The Harvard Business Review study also found that women who have sponsors don't always know how to use them most effectively. Trauber herself discovered this to be the case in her relationship with her sponsor, a vice president of the firm. She would meet with him quarterly, showing him Power Point presentations that bulleted all the good work she had done in the past few months. After their third meeting, he asked her bluntly, "'Why are you here? When you come to my office, you need to have something that you're asking me for. I don't want to have to figure out what you want me to do,'" Trauber recalled. "I learned that I needed to make that relationship matter, and it was up to me to manage the relationship, not up to him."
Learning How to Ask
The reluctance to speak up extends beyond sponsorship to all types of career development, observed panelist Kelly P. Finch, a market manager and executive vice president at PNC Bank in Philadelphia. A self-described "corporate diva," a persona she created early in her career to help give herself a voice, Finch now tries to both sponsor and mentor younger women.
"What I experience a lot is that women just don't ask for what they want," she said. "They don't actually come out and say, 'I'd like to be on a for-profit board. How do I make that happen?' [They don't] share that with people in their environment, whether it's in their own organization or among their contacts, and say, 'This is something that I'm trying to achieve.' They want it but, for some reason, they hesitate to ask. I think just making that one small change could have a pretty dramatic impact."
Learning how to "ask" reflects a larger issue of finding a voice and not being afraid to use it in the business world, noted Chang. "If you don't speak, you will not exist. It really is that simple.... Let's say you're working from home, and you're on a conference call and there are 20 people on the line. If you don't figure out how to get your voice heard in some capacity, by either forcing yourself to ask a question, making a comment or just saying, 'Yes, I got it,' then everyone is going to forget that you were on the conference call.... So the [answer to the] question of whether or not we have a voice is, yes we do -- but we have to proactively use it."
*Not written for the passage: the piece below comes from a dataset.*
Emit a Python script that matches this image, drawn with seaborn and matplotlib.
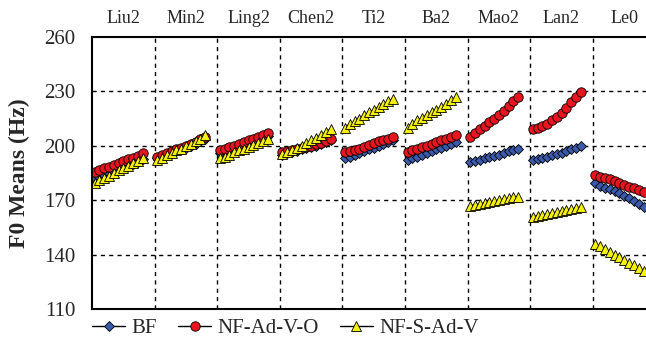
import numpy as np
import pandas as pd
import matplotlib
matplotlib.use("Agg")
import matplotlib.pyplot as plt
from matplotlib.lines import Line2D
import seaborn as sns

# Silabas (categorias) e valores de F0, 11 pontos por silaba
silabas = ["Liu2", "Min2", "Ling2", "Chen2", "Ti2", "Ba2", "Mao2", "Lan2", "Le0"]

bf = [
    [182, 183, 184, 185, 186, 187, 188, 189, 190, 191, 192.5],
    [193, 194, 195, 196, 197, 198, 199, 200, 201, 202.5, 204],
    [196, 197, 198, 199, 200, 201, 202, 203, 204, 205, 205.5],
    [195, 196, 196.5, 197, 198, 199, 199.5, 200, 201, 202, 203],
    [193, 194, 195, 196, 197, 198, 199, 200, 201, 202, 203],
    [192, 193, 194, 195, 196, 197, 198, 199, 200, 201, 202],
    [191, 191.5, 192, 193, 194, 194.5, 195, 196, 197, 197.5, 198.5],
    [192, 192.5, 193, 194, 195, 195.5, 196, 197, 198, 199, 200],
    [179.5, 178, 177, 176, 175, 174, 172.5, 171, 169.5, 168, 166.5],
]
nf_ad_v_o = [
    [185.5, 186.5, 187.5, 188.5, 189.5, 190.5, 191.5, 192.5, 193.5, 194.5, 196],
    [194, 195, 196, 197, 198, 199, 200, 201, 202, 203.5, 205],
    [197.5, 198.5, 199.5, 200, 201, 202, 203, 204, 205, 206, 207],
    [196.5, 197, 197.5, 198, 199, 199.5, 200, 201, 201.5, 202.5, 203.5],
    [196.5, 197, 197.5, 198.5, 199.5, 200.5, 201.5, 202.5, 203, 204, 205],
    [196.5, 197.5, 198.5, 199.5, 200, 201, 202, 203, 204, 205, 206],
    [205, 207, 209, 211, 213, 215, 217, 219, 222, 224.5, 227],
    [209, 210, 211, 212, 214, 216, 218, 221, 224, 227, 229.5],
    [184, 183, 182, 181.5, 180.5, 179.5, 178.5, 177.5, 176.5, 175.5, 174.5],
]
nf_s_ad_v = [
    [179.5, 181, 182.5, 183.5, 185, 186.5, 187.5, 189, 190.5, 191.5, 193],
    [192, 193.5, 195, 196, 197.5, 198.5, 200, 201, 202.5, 204, 206],
    [193, 194, 195, 196.5, 197.5, 198.5, 199.5, 200.5, 201.5, 202.5, 204],
    [195.5, 196.5, 197.5, 199, 200, 201.5, 203, 204.5, 206, 207.5, 209.5],
    [210, 212, 213.5, 215, 217, 218.5, 220, 221.5, 223, 224.5, 226],
    [210, 212, 214, 215.5, 217, 218.5, 220, 221.5, 223, 225, 227],
    [167, 167.5, 168, 168.5, 169, 169.5, 170, 170.5, 171, 171.5, 172],
    [161, 161.5, 162, 162.5, 163, 163.5, 164, 164.5, 165, 165.5, 166],
    [146, 144.5, 143, 141.5, 140, 138.5, 137, 135.5, 134, 132.5, 131],
]

series_nomes = ["BF", "NF-Ad-V-O", "NF-S-Ad-V"]
series_valores = [bf, nf_ad_v_o, nf_s_ad_v]
cores = {"BF": "#3a5bab", "NF-Ad-V-O": "#e8141e", "NF-S-Ad-V": "#f5f00a"}
marcadores = {"BF": "D", "NF-Ad-V-O": "o", "NF-S-Ad-V": "^"}
tamanhos = {"BF": 5.5, "NF-Ad-V-O": 6.8, "NF-S-Ad-V": 7.5}


def montar_dados():
    linhas = []
    for nome, valores in zip(series_nomes, series_valores):
        for k, seg in enumerate(valores):
            n = len(seg)
            for i, v in enumerate(seg):
                # posicao dentro da secao da silaba
                x = k + 0.04 + i * 0.77 / (n - 1)
                linhas.append({"serie": nome, "silaba": silabas[k], "seg": k, "x": x, "f0": v})
    return pd.DataFrame(linhas)


def main():
    df = montar_dados()

    sns.set_style("white")
    plt.rcParams["font.family"] = ["Liberation Serif", "DejaVu Serif"]

    fig = plt.figure(figsize=(6.46, 3.42), dpi=100)
    ax = fig.add_axes([92 / 646, 33 / 342, 1 - 92 / 646, 272 / 342])

    # grade tracejada
    for y in [140, 170, 200, 230]:
        ax.axhline(y, color="black", lw=1.0, ls=(0, (3, 3)), zorder=0)
    for k in range(1, len(silabas)):
        ax.axvline(k, color="black", lw=1.0, ls=(0, (3, 3)), zorder=0)

    for nome in series_nomes:
        sub = df[df["serie"] == nome]
        sns.lineplot(data=sub, x="x", y="f0", units="seg", estimator=None,
                     color="black", lw=0.8, marker=marcadores[nome],
                     markersize=tamanhos[nome], markerfacecolor=cores[nome],
                     markeredgecolor="black", markeredgewidth=0.6, ax=ax,
                     legend=False)

    ax.set_xlim(0, 554 / 62.6)
    ax.set_ylim(110, 260)
    ax.set_yticks([110, 140, 170, 200, 230, 260])
    ax.set_xticks([])
    ax.tick_params(axis="y", length=0, pad=12, labelsize=15)
    ax.set_xlabel("")
    ax.set_ylabel("F0 Means (Hz)", fontsize=17, fontweight="bold")
    ax.yaxis.set_label_coords(-0.112, 0.5)

    for lado in ["left", "bottom", "top"]:
        ax.spines[lado].set_color("black")
        ax.spines[lado].set_linewidth(1.5)
    ax.spines["right"].set_visible(False)

    for k, s in enumerate(silabas):
        ax.text(k + 0.5, 1.035, s, transform=ax.get_xaxis_transform(),
                ha="center", va="bottom", fontsize=13)

    handles = [Line2D([], [], color="black", lw=1, marker=marcadores[n],
                      markersize=tamanhos[n], markerfacecolor=cores[n],
                      markeredgecolor="black", markeredgewidth=0.6)
               for n in series_nomes]
    fig.legend(handles, series_nomes, loc="center left",
               bbox_to_anchor=(92 / 646, 14 / 342), ncol=3, frameon=False,
               fontsize=15, handlelength=1.6, handletextpad=0.3,
               columnspacing=1.0, borderpad=0, borderaxespad=0)

    fig.savefig("out.png", dpi=100)


if __name__ == "__main__":
    main()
Speaking up doesn't need to be obnoxious or aggressive. Tung said that even people who are reserved can play an important role by finding a voice. She learned that if she couldn't add to the conversation during a meeting, she would take notes and keep track of all the main points being discussed. "Then, at the end, I would interject and say, 'Can I recap? Can I summarize?' You would be surprised how many people don't have that consolidated list. All of a sudden you have just added significant value to that meeting."
Sometimes it is possible to add value to a conversation by acknowledging a person's point, offering a counterpoint or simply saying, "'Yes, I agree,'" pointed out Finch. "I used to be the person who would sit in the meeting, be part of the team and be so focused on: 'Is this team getting to the goal?' that if we were moving towards the goal in a way I thought was acceptable, I felt like I didn't have to say anything," she stated. Then "my boss said to me many years ago -- and I thank him for this -- 'The reason I hired you is because I like the way you think. But if you don't share your thinking, you're not doing your job.'"
Finch acknowledges that "many times it feels like a risk to speak up," but she no longer worries about that. "One day," she said, "I woke up and realized that the risk of me not speaking was far greater than the risk of saying what I thought."